We’ve all been there- rent out a unit to a model tenant, one that always pays rent in time, isn’t one to host loud parties, and is proactive about house maintenance. A year or so down the line, something happens that disrupts the rhythm you and your tenant have created. They lose their job, perhaps, or maybe their business isn’t doing well anymore.
It’s difficult and often overwhelming to figure out how to deal with such a situation. While honoring the relationship you’ve built with your tenant, you should to handle the situation in a way that is legally acceptable and protects your business. Here are five steps you should follow when your tenant is unable to pay rent.

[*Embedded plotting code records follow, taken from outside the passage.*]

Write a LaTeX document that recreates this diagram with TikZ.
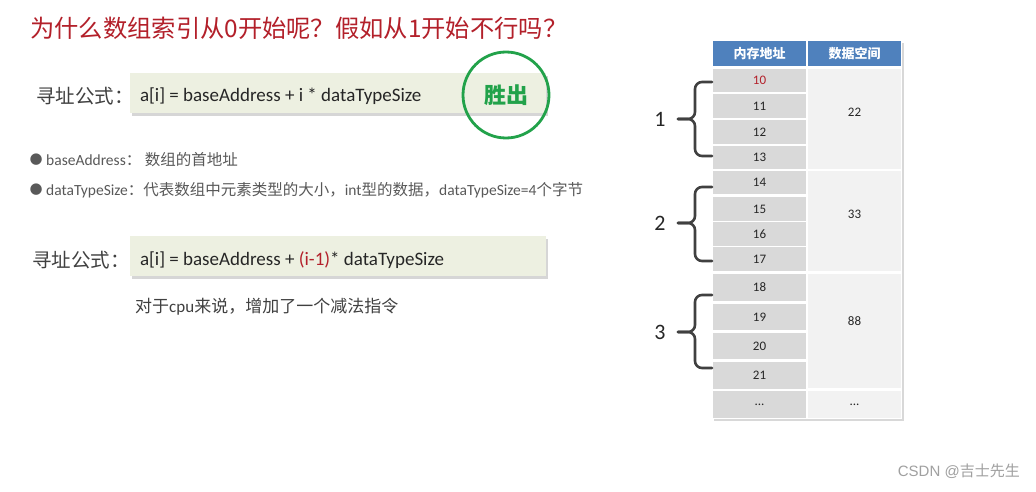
\documentclass[tikz,border=0pt]{standalone}
\usepackage{fontspec}
\setmainfont{Carlito}
\newfontfamily\cjk{Noto Sans CJK SC}
\newfontfamily\symfont{DejaVu Sans}
\newfontfamily\wmfont{Liberation Sans}
\usepackage{tikz}
\usetikzlibrary{positioning,shadows}
\definecolor{titlered}{HTML}{B3202A}
\definecolor{boxfill}{HTML}{EDF0E1}
\definecolor{wingreen}{HTML}{22A24A}
\definecolor{headblue}{HTML}{4F81BD}
\definecolor{cellgray}{HTML}{D9D9D9}
\definecolor{cellwhite}{HTML}{F2F2F2}
\definecolor{txtdark}{HTML}{262626}
\definecolor{txtgray}{HTML}{595959}
\definecolor{bracegray}{HTML}{404040}
\definecolor{wmgray}{HTML}{A0A0A0}
\newcommand\zh[1]{{\cjk #1}}
\newcommand\pxsize[1]{\fontsize{#1}{#1}\selectfont}
\tikzset{
  formbox/.style={fill=boxfill, minimum width=416, minimum height=40, inner sep=0pt,
                  drop shadow={shadow xshift=2pt, shadow yshift=-3pt, opacity=0.35, fill=black!45}},
  formtext/.style={anchor=west, inner sep=0pt, text=txtdark, font=\pxsize{19}},
  formlab/.style={anchor=west, inner sep=0pt, text=bracegray, font=\cjk\pxsize{19.5}},
  bullettext/.style={anchor=west, inner sep=0pt, text=txtgray, font=\pxsize{15.5}},
  bulletdot/.style={inner sep=0pt, text=txtgray, font=\symfont\pxsize{15}},
  head/.style={fill=headblue, minimum width=93, minimum height=25, inner sep=0pt,
               text=white, font=\cjk\bfseries\pxsize{13}},
  addr/.style={fill=cellgray, minimum width=93, inner sep=0pt, text=txtdark, font=\pxsize{13}},
  data/.style={fill=cellwhite, minimum width=93, inner sep=0pt},
  datatext/.style={inner sep=0pt, text=txtdark, font=\pxsize{13}},
  bracestyle/.style={draw=bracegray, line width=2.6, rounded corners=7, line cap=round},
  grouplab/.style={inner sep=0pt, text=txtdark, font=\pxsize{22}},
}

\begin{document}
\begin{tikzpicture}[x=1pt,y=-1pt]
  \useasboundingbox (0,0) rectangle (1036,492);
  \fill[white] (0,0) rectangle (1036,492);
  % title
  \node[anchor=west, inner sep=0pt, text=titlered, font=\cjk\pxsize{24.3}] (title) at (30,28)
       {为什么数组索引从0开始呢？假如从1开始不行吗？};
  % first formula
  \node[formlab] (lab1) at (36,96) {寻址公式：};
  \node[formbox] (box1) at (338,93) {};
  \node[formtext] (f1) at ([xshift=10pt,yshift=-3pt]box1.west) {a[i] = baseAddress + i * dataTypeSize};
  \node[circle, draw=wingreen, line width=2.8, minimum size=86, inner sep=0pt,
        text=wingreen, font=\cjk\bfseries\pxsize{22}] (win) at (506,95) {胜出};
  % bullets
  \node[bullettext] (b1) at (46,160) {baseAddress\zh{： 数组的首地址}};
  \node[bullettext] (b2) at (46,190)
       {dataTypeSize\zh{：代表数组中元素类型的大小，}int\zh{型的数据，}dataTypeSize=4\zh{个字节}};
  \node[bulletdot, left=3pt of b1] (d1) {●};
  \node[bulletdot, left=3pt of b2] (d2) {●};
  % second formula
  \node[formlab] (lab2) at (32,260) {寻址公式：};
  \node[formbox] (box2) at (338,256) {};
  \node[formtext] (f2) at ([xshift=10pt,yshift=-4pt]box2.west)
       {a[i] = baseAddress + \textcolor{titlered}{(i-1)}* dataTypeSize};
  \node[anchor=west, inner sep=0pt, text=bracegray, font=\pxsize{17}] (cpu) at (135,307)
       {\zh{对于}cpu\zh{来说，增加了一个减法指令}};
  % memory table
  \fill[white, drop shadow={shadow xshift=2pt, shadow yshift=-2pt, opacity=0.3, fill=black!50}]
       (712,41) rectangle (902,419);
  \node[head] (hd1) at (759.5,54) {内存地址};
  \node[head] (hd2) at (854.5,54) {数据空间};
  \node[addr, minimum height=23, text=titlered] (a10) at (759.5,80.5) {10};
  \foreach \n/\ya/\yb in {11/94/118, 12/120/144, 13/146/169, 14/171/194, 15/197/221,
                          16/222/246, 17/247/271, 18/274/301, 19/304/330, 20/333/359, 21/362/389}
    \node[addr, minimum height={\yb-\ya}] (a\n) at (759.5,{(\ya+\yb)/2}) {\n};
  \node[addr, minimum height=27] (adots) at (759.5,404.5) {...};
  \node[data, minimum height=100] (v22) at (854.5,119) {};
  \node[data, minimum height=100] (v33) at (854.5,221) {};
  \node[data, minimum height=114] (v88) at (854.5,331) {};
  \node[data, minimum height=27] (vdots) at (854.5,404.5) {};
  \node[datatext] (t22) at ([yshift=7pt]v22.center) {22};
  \node[datatext] (t33) at ([yshift=7pt]v33.center) {33};
  \node[datatext] (t88) at ([yshift=10pt]v88.center) {88};
  \node[datatext] (tdots) at (vdots.center) {...};
  % group braces
  \foreach \yt/\ym/\yb/\k in {82/119/156/1, 187/223/261/2, 295/332/368/3}{
    \draw[bracestyle] (712,\yt) -- (695,\yt) -- (695,\ym) -- (678,\ym);
    \draw[bracestyle] (678,\ym) -- (695,\ym) -- (695,\yb) -- (712,\yb);
    \node[grouplab] (g\k) at (660,\ym) {\k};
  }
  % watermark
  \node[anchor=east, inner sep=0pt, text=wmgray, font=\wmfont\pxsize{15}] (wm) at (1020,471)
       {CSDN @\zh{吉士先生}};
\end{tikzpicture}
\end{document}
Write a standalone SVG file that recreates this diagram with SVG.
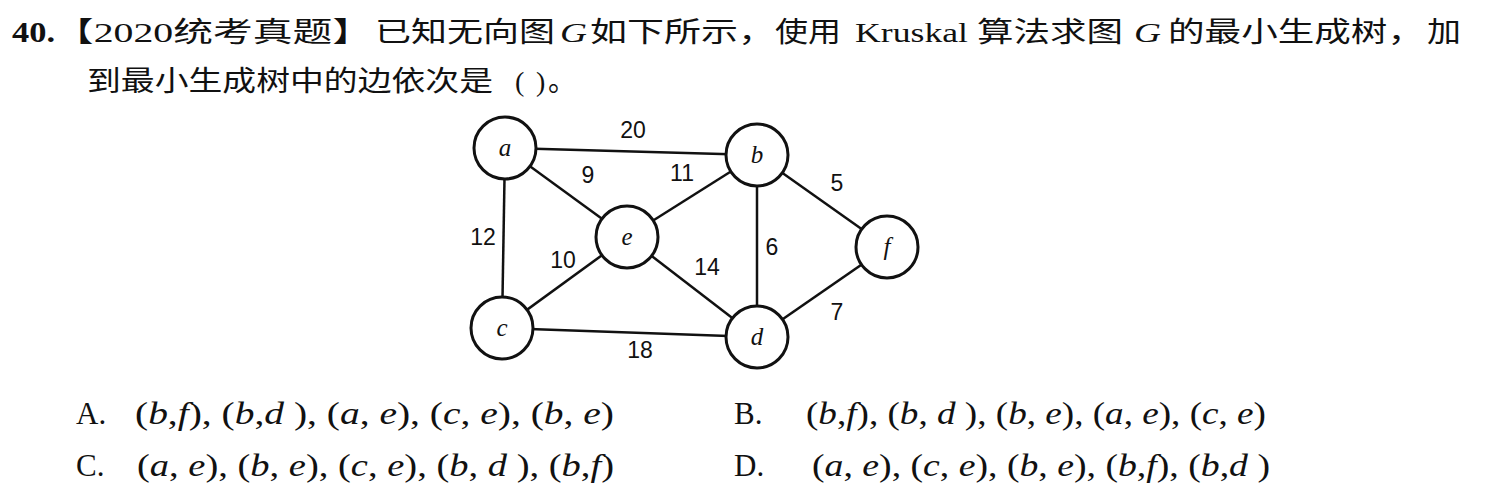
<svg xmlns="http://www.w3.org/2000/svg" width="1488" height="493" viewBox="0 0 1488 493">
<style>
.q{font-family:"Liberation Serif","Noto Sans CJK SC",serif;font-size:28px;fill:#111}
.qn{font-family:"Liberation Serif",serif;font-size:30px;font-weight:bold;fill:#111}
.it{font-style:italic}
.opt{font-family:"Liberation Serif",serif;font-size:31px;fill:#111}
.node circle{fill:#fff;stroke:#111;stroke-width:3}
.node text{font-family:"Liberation Serif",serif;font-style:italic;font-size:25px;fill:#111;text-anchor:middle}
.edges line{stroke:#111;stroke-width:2.5}
.w{font-family:"Liberation Sans",sans-serif;font-size:23px;fill:#111;text-anchor:middle}
</style>
<rect width="1488" height="493" fill="#fff"/>
<text class="qn" x="12" y="42" textLength="43" lengthAdjust="spacingAndGlyphs">40.</text>
<text class="q" x="54" y="42" textLength="318" lengthAdjust="spacingAndGlyphs">【2020统考真题】</text>
<text class="q" x="375" y="42" textLength="180" lengthAdjust="spacingAndGlyphs">已知无向图</text>
<text class="q it" x="560" y="42" textLength="27" lengthAdjust="spacingAndGlyphs">G</text>
<text class="q" x="590" y="42" textLength="185" lengthAdjust="spacingAndGlyphs">如下所示，</text>
<text class="q" x="775" y="42" textLength="66" lengthAdjust="spacingAndGlyphs">使用</text>
<text class="q" x="855" y="42" textLength="113" lengthAdjust="spacingAndGlyphs">Kruskal</text>
<text class="q" x="977" y="42" textLength="146" lengthAdjust="spacingAndGlyphs">算法求图</text>
<text class="q it" x="1134" y="42" textLength="27" lengthAdjust="spacingAndGlyphs">G</text>
<text class="q" x="1168" y="42" textLength="256" lengthAdjust="spacingAndGlyphs">的最小生成树，</text>
<text class="q" x="1427" y="42" textLength="34" lengthAdjust="spacingAndGlyphs">加</text>
<text class="q" x="87" y="91" textLength="406" lengthAdjust="spacingAndGlyphs">到最小生成树中的边依次是</text>
<text class="q" x="515" y="91">(</text>
<text class="q" x="536" y="91">)</text>
<text class="q" x="548" y="91">。</text>
<g class="edges">
<line x1="505" y1="148" x2="757" y2="155"/>
<line x1="505" y1="148" x2="502" y2="328"/>
<line x1="505" y1="148" x2="627" y2="237"/>
<line x1="757" y1="155" x2="627" y2="237"/>
<line x1="757" y1="155" x2="757" y2="337"/>
<line x1="757" y1="155" x2="887" y2="247"/>
<line x1="627" y1="237" x2="502" y2="328"/>
<line x1="627" y1="237" x2="757" y2="337"/>
<line x1="502" y1="328" x2="757" y2="337"/>
<line x1="887" y1="247" x2="757" y2="337"/>
<text class="w" x="633" y="138">20</text>
<text class="w" x="588" y="183">9</text>
<text class="w" x="682" y="181">11</text>
<text class="w" x="837" y="191">5</text>
<text class="w" x="483" y="245">12</text>
<text class="w" x="563" y="268">10</text>
<text class="w" x="772" y="255">6</text>
<text class="w" x="707" y="275">14</text>
<text class="w" x="837" y="320">7</text>
<text class="w" x="640" y="358">18</text>
</g>
<g id="a" class="node"><circle cx="505" cy="148" r="31"/><text x="505" y="156">a</text></g>
<g id="b" class="node"><circle cx="757" cy="155" r="31"/><text x="757" y="163">b</text></g>
<g id="e" class="node"><circle cx="627" cy="237" r="31"/><text x="627" y="245">e</text></g>
<g id="f" class="node"><circle cx="887" cy="247" r="31"/><text x="887" y="255">f</text></g>
<g id="c" class="node"><circle cx="502" cy="328" r="31"/><text x="502" y="336">c</text></g>
<g id="d" class="node"><circle cx="757" cy="337" r="31"/><text x="757" y="345">d</text></g>
<text class="opt" x="76" y="424">A.</text>
<text class="opt" x="135" y="424" textLength="479" lengthAdjust="spacingAndGlyphs">(<tspan class="it">b</tspan>,<tspan class="it">f</tspan>), (<tspan class="it">b</tspan>,<tspan class="it">d</tspan> ), (<tspan class="it">a</tspan>, <tspan class="it">e</tspan>), (<tspan class="it">c</tspan>, <tspan class="it">e</tspan>), (<tspan class="it">b</tspan>, <tspan class="it">e</tspan>)</text>
<text class="opt" x="76" y="476">C.</text>
<text class="opt" x="137" y="476" textLength="477" lengthAdjust="spacingAndGlyphs">(<tspan class="it">a</tspan>, <tspan class="it">e</tspan>), (<tspan class="it">b</tspan>, <tspan class="it">e</tspan>), (<tspan class="it">c</tspan>, <tspan class="it">e</tspan>), (<tspan class="it">b</tspan>, <tspan class="it">d</tspan> ), (<tspan class="it">b</tspan>,<tspan class="it">f</tspan>)</text>
<text class="opt" x="734" y="424">B.</text>
<text class="opt" x="806" y="424" textLength="460" lengthAdjust="spacingAndGlyphs">(<tspan class="it">b</tspan>,<tspan class="it">f</tspan>), (<tspan class="it">b</tspan>, <tspan class="it">d</tspan> ), (<tspan class="it">b</tspan>, <tspan class="it">e</tspan>), (<tspan class="it">a</tspan>, <tspan class="it">e</tspan>), (<tspan class="it">c</tspan>, <tspan class="it">e</tspan>)</text>
<text class="opt" x="734" y="476">D.</text>
<text class="opt" x="812" y="476" textLength="458" lengthAdjust="spacingAndGlyphs">(<tspan class="it">a</tspan>, <tspan class="it">e</tspan>), (<tspan class="it">c</tspan>, <tspan class="it">e</tspan>), (<tspan class="it">b</tspan>, <tspan class="it">e</tspan>), (<tspan class="it">b</tspan>,<tspan class="it">f</tspan>), (<tspan class="it">b</tspan>,<tspan class="it">d</tspan> )</text>
</svg>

1. Ensure open communication
The ideal tenant will typically call in or send an email to inform you that the rent check may be delayed. Whenever the tenant reaches out to tell you they may be unable to pay rent on time, it’s essential to come up with written and signed documentation of when you should expect to receive the money. This document will not only make it possible for you to hold your tenant accountable when that time comes but will also serve as an important legal document should you need to evict the tenant later.
After talking to your tenant, you ought to fill out whether their current financial situation will be short-lived, or whether it might last for a while. This clarification will help you figure out whether or not to extend the grace period- for example, if your tenant projects that things would be better one or two months down the road, it may not make sense to evict anyway and then have to look for a new tenant.
2. Help come up with a solution.
Having an open and straightforward conversation with your tenant may help you develop a solution to the problem or at least come close. Try to be proactive. For example, allowing the tenant pay a reduced amount of rent for a certain period of time will ensure that you’re not losing too much money, and will also give the tenant the time to get their affairs in order.
You’ll understand why your tenant is having difficulties paying rent through this conversation, and you may find different ways to help. If, for instance, they’re unable to pay because they’re recently divorced or recently got out of a job, they may be eligible for federal benefits and allowances. Pointing them towards the local council to claim help would, therefore, be very helpful and proactive.
3. What does your lease say?
Whenever you rent out a unit in your building to a tenant, it’s important to point out the exact terms and conditions when it comes to paying rent. Include a clause in your lease that talks about the grace period you would typically extend a tenant to pay rent, and the steps you would take if this period elapses before they send you the funds.
By signing the lease, the tenant, therefore, becomes legally bound to these terms. Going back to the lease will direct how you should approach such a situation without violating the landlord-tenant contract.
4. Draft up a proper pay or vacate notice.
If the grace period elapses before the tenant pays rent, you ought to deliver a properly written eviction notice. This documentation will serve as a vital tool should the eviction case end up in court. Even if you don’t plan on evicting the tenant, serving this notice will convey that you’re serious about the rental agreements you have.
Before sending out a notice for your tenant to vacate, it’s crucial to ensure that the document meets all the legal guidelines and requirements. Make sure to keep your language formal, neutral, and as respectful as possible.
5. Evicting your tenant
Although it helps to be an understanding and patient landlord, putting up with a tenant that defaults rent isn’t the best financial decision to make. If the tenant has a history of defaulting, especially, you may have to evict them from your property and find a better occupant. Remember, rental units require lots of resources to maintain, and the loss of income from a problem tenant will not do you any favors.
However, before you execute the eviction, you must make sure the notices you issue are legal and properly written. You should consult with a professional eviction service or your lawyer to ensure the eviction is handled as smoothly and professionally as possible.